There has been no question of planting anything since April; no new plant has a hope of putting roots beyond the circumference of its pot. Most plants, in fact, have simply stopped. They must be transpiring, in emergency mode, and their root hairs finding moisture somewhere in the dust, but new growth, or anything but a tiny travesty of a flowerhead, is simply put on hold. What surprises me is how few plants are obviously losing turgidity in their veins and wilting.
I am taking a can to this year’s new trees (luckily there are only half a dozen) daily. I might as well be pouring it into a hole in the ground: it all disappears as fast as I can pour it. I mentally map the rootscape underground: the soil must be full of tiny roots from big trees competing for moisture. What happens when they meet? Does the big horse chestnut challenge the cedar of Lebanon for the last remaining drops? Are some roothairs bigger bullies?
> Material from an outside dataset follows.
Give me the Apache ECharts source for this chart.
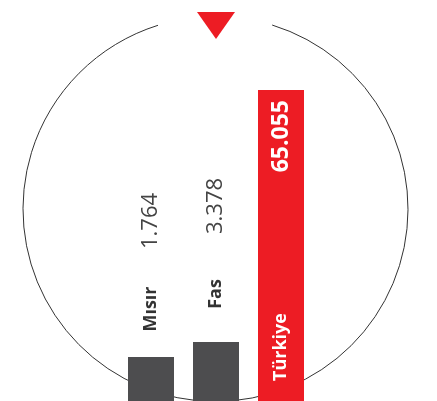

Miraculously they seem to get by without destroying each other.
There is one clue, though, to what is going on out of sight. With the grass merely ticking over the deeper-rooted lawn weeds come into their own. And trees prone to suckering send up a forest of sprouts. We haven’t had to mow for weeks; instead I hand-pick the succulent shoots of acacias, cherries, the wingnut and above all the prolific cedrela, Toona sinensis, before it obliterates the grass under a groovy toona grove.